→ **Directions**
Skip the pictures and extract all of the lines exactly as written.

**** Material provided ****

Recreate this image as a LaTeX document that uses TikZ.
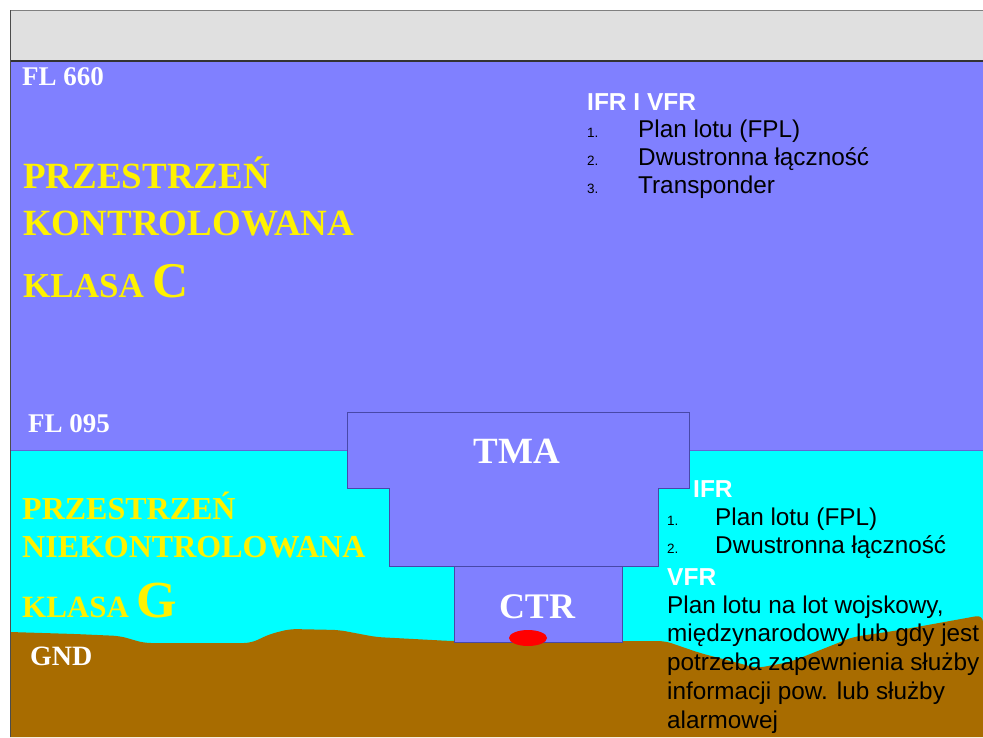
\documentclass[tikz,border=0pt]{standalone}
\usepackage{fontspec}
\setmainfont{Liberation Serif}
\newfontfamily\arialfont{Liberation Sans}
\definecolor{skyblue}{HTML}{8080FF}
\definecolor{lowcyan}{HTML}{00FFFF}
\definecolor{earth}{HTML}{A86C00}
\definecolor{barfill}{HTML}{E0E0E0}
\definecolor{zoneline}{HTML}{4848A8}
\tikzset{
  fl/.style={anchor=base west,inner sep=0pt,text=white,font=\bfseries\fontsize{27}{30}\selectfont},
  spacename/.style={anchor=base west,inner sep=0pt,text=yellow,font=\bfseries\fontsize{#1}{#1}\selectfont},
  zonename/.style={anchor=base,inner sep=0pt,text=white,font=\bfseries\fontsize{37}{40}\selectfont},
  zone/.style={fill=skyblue,draw=zoneline,line width=0.8pt},
  head/.style={anchor=base west,inner sep=0pt,text=white,font=\arialfont\bfseries\fontsize{24.5}{28}\selectfont},
  item/.style={anchor=base west,inner sep=0pt,font=\arialfont\fontsize{24.3}{28}\selectfont},
  num/.style={anchor=base west,inner sep=0pt,font=\arialfont\fontsize{13.5}{16}\selectfont},
}
\begin{document}
\begin{tikzpicture}[x=1pt,y=-1pt]
\useasboundingbox (0,0) rectangle (983,737);
\fill[white] (0,0) rectangle (983,737);
% belka u gory
\fill[barfill] (10,10) rectangle (983,61);
\draw[gray,line width=1.5pt] (10,10.5) -- (983,10.5);
% przestrzenie
\fill[skyblue] (10,61) rectangle (983,450);
\fill[lowcyan] (10,450) rectangle (983,737);
\draw[zoneline!50!skyblue,line width=0.8pt] (10,450) -- (983,450);
\draw[black!80,line width=2pt] (10,61) -- (983,61);
% teren
\fill[earth,rounded corners=7pt] (10,632) -- (75,634) -- (120,636) -- (144,643) -- (251,643)
    -- (270,634) -- (290,629) -- (339,630) -- (376,637) -- (451,641) -- (665,641)
    -- (700,653) -- (757,668) -- (790,662) -- (853,637) -- (900,630) -- (983,615)
    [sharp corners] -- (983,737) -- (10,737) -- cycle;
\draw[gray!60!black,line width=1pt] (10.5,10) -- (10.5,737);
% TMA i CTR
\draw[zone] (347,412) -- (689,412) -- (689,488) -- (658,488) -- (658,566)
    -- (389,566) -- (389,488) -- (347,488) -- cycle;
\draw[zone] (454,566) rectangle (622,642);
\fill[red] (528,638) ellipse [x radius=19,y radius=8];
\node[zonename] (tma) at (517,463) {TMA};
\node[zonename,font=\bfseries\fontsize{36}{40}\selectfont] (ctr) at (537,618) {CTR};
% poziomy
\node[fl] (fl660) at (22,85) {FL 660};
\node[fl] (fl095) at (28,432) {FL 095};
\node[fl,font=\bfseries\fontsize{28}{30}\selectfont] (gnd) at (30,665) {GND};
% klasa C
\node[spacename=37] (przestrzenC) at (23,188) {PRZESTRZEŃ};
\node[spacename=37] (kontrolowana) at (23,235) {KONTROLOWANA};
\node[spacename=35] (klasaC) at (23,297) {KLASA {\fontsize{50}{50}\selectfont C}};
% klasa G
\node[spacename=32] (przestrzenG) at (22,519) {PRZESTRZEŃ};
\node[spacename=32] (niekontrolowana) at (22,557) {NIEKONTROLOWANA};
\node[spacename=31] (klasaG) at (22,617) {KLASA {\fontsize{52}{52}\selectfont G}};
% wymagania C
\node[head] (ifrvfr) at (587,110) {IFR I VFR};
\node[num] (numa) at (587,137) {1.};
\node[item] (fplC) at (638,137) {Plan lotu (FPL)};
\node[num] (numb) at (587,165) {2.};
\node[item] (radioC) at (638,165) {Dwustronna łączność};
\node[num] (numc) at (587,193) {3.};
\node[item] (transponder) at (638,193) {Transponder};
% wymagania G
\node[head] (ifr) at (693,497) {IFR};
\node[num] (numd) at (667,525) {1.};
\node[item] (fplG) at (715,525) {Plan lotu (FPL)};
\node[num] (nume) at (667,553) {2.};
\node[item] (radioG) at (715,553) {Dwustronna łączność};
\node[head] (vfr) at (667,585) {VFR};
\foreach \txt [count=\i from 0] in {{Plan lotu na lot wojskowy,},{międzynarodowy lub gdy jest},
    {potrzeba zapewnienia służby},{informacji pow. lub służby},{alarmowej}}
  \node[item] (vfrline\i) at (667,{613+28.75*\i}) {\txt};
\end{tikzpicture}
\end{document}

****

→ **Complete output**
Recreate this image as a LaTeX document that uses TikZ.
\documentclass[tikz,border=0pt]{standalone}
\usepackage{fontspec}
\setmainfont{Liberation Serif}
\newfontfamily\arialfont{Liberation Sans}
\definecolor{skyblue}{HTML}{8080FF}
\definecolor{lowcyan}{HTML}{00FFFF}
\definecolor{earth}{HTML}{A86C00}
\definecolor{barfill}{HTML}{E0E0E0}
\definecolor{zoneline}{HTML}{4848A8}
\tikzset{
  fl/.style={anchor=base west,inner sep=0pt,text=white,font=\bfseries\fontsize{27}{30}\selectfont},
  spacename/.style={anchor=base west,inner sep=0pt,text=yellow,font=\bfseries\fontsize{#1}{#1}\selectfont},
  zonename/.style={anchor=base,inner sep=0pt,text=white,font=\bfseries\fontsize{37}{40}\selectfont},
  zone/.style={fill=skyblue,draw=zoneline,line width=0.8pt},
  head/.style={anchor=base west,inner sep=0pt,text=white,font=\arialfont\bfseries\fontsize{24.5}{28}\selectfont},
  item/.style={anchor=base west,inner sep=0pt,font=\arialfont\fontsize{24.3}{28}\selectfont},
  num/.style={anchor=base west,inner sep=0pt,font=\arialfont\fontsize{13.5}{16}\selectfont},
}
\begin{document}
\begin{tikzpicture}[x=1pt,y=-1pt]
\useasboundingbox (0,0) rectangle (983,737);
\fill[white] (0,0) rectangle (983,737);
% belka u gory
\fill[barfill] (10,10) rectangle (983,61);
\draw[gray,line width=1.5pt] (10,10.5) -- (983,10.5);
% przestrzenie
\fill[skyblue] (10,61) rectangle (983,450);
\fill[lowcyan] (10,450) rectangle (983,737);
\draw[zoneline!50!skyblue,line width=0.8pt] (10,450) -- (983,450);
\draw[black!80,line width=2pt] (10,61) -- (983,61);
% teren
\fill[earth,rounded corners=7pt] (10,632) -- (75,634) -- (120,636) -- (144,643) -- (251,643)
    -- (270,634) -- (290,629) -- (339,630) -- (376,637) -- (451,641) -- (665,641)
    -- (700,653) -- (757,668) -- (790,662) -- (853,637) -- (900,630) -- (983,615)
    [sharp corners] -- (983,737) -- (10,737) -- cycle;
\draw[gray!60!black,line width=1pt] (10.5,10) -- (10.5,737);
% TMA i CTR
\draw[zone] (347,412) -- (689,412) -- (689,488) -- (658,488) -- (658,566)
    -- (389,566) -- (389,488) -- (347,488) -- cycle;
\draw[zone] (454,566) rectangle (622,642);
\fill[red] (528,638) ellipse [x radius=19,y radius=8];
\node[zonename] (tma) at (517,463) {TMA};
\node[zonename,font=\bfseries\fontsize{36}{40}\selectfont] (ctr) at (537,618) {CTR};
% poziomy
\node[fl] (fl660) at (22,85) {FL 660};
\node[fl] (fl095) at (28,432) {FL 095};
\node[fl,font=\bfseries\fontsize{28}{30}\selectfont] (gnd) at (30,665) {GND};
% klasa C
\node[spacename=37] (przestrzenC) at (23,188) {PRZESTRZEŃ};
\node[spacename=37] (kontrolowana) at (23,235) {KONTROLOWANA};
\node[spacename=35] (klasaC) at (23,297) {KLASA {\fontsize{50}{50}\selectfont C}};
% klasa G
\node[spacename=32] (przestrzenG) at (22,519) {PRZESTRZEŃ};
\node[spacename=32] (niekontrolowana) at (22,557) {NIEKONTROLOWANA};
\node[spacename=31] (klasaG) at (22,617) {KLASA {\fontsize{52}{52}\selectfont G}};
% wymagania C
\node[head] (ifrvfr) at (587,110) {IFR I VFR};
\node[num] (numa) at (587,137) {1.};
\node[item] (fplC) at (638,137) {Plan lotu (FPL)};
\node[num] (numb) at (587,165) {2.};
\node[item] (radioC) at (638,165) {Dwustronna łączność};
\node[num] (numc) at (587,193) {3.};
\node[item] (transponder) at (638,193) {Transponder};
% wymagania G
\node[head] (ifr) at (693,497) {IFR};
\node[num] (numd) at (667,525) {1.};
\node[item] (fplG) at (715,525) {Plan lotu (FPL)};
\node[num] (nume) at (667,553) {2.};
\node[item] (radioG) at (715,553) {Dwustronna łączność};
\node[head] (vfr) at (667,585) {VFR};
\foreach \txt [count=\i from 0] in {{Plan lotu na lot wojskowy,},{międzynarodowy lub gdy jest},
    {potrzeba zapewnienia służby},{informacji pow. lub służby},{alarmowej}}
  \node[item] (vfrline\i) at (667,{613+28.75*\i}) {\txt};
\end{tikzpicture}
\end{document}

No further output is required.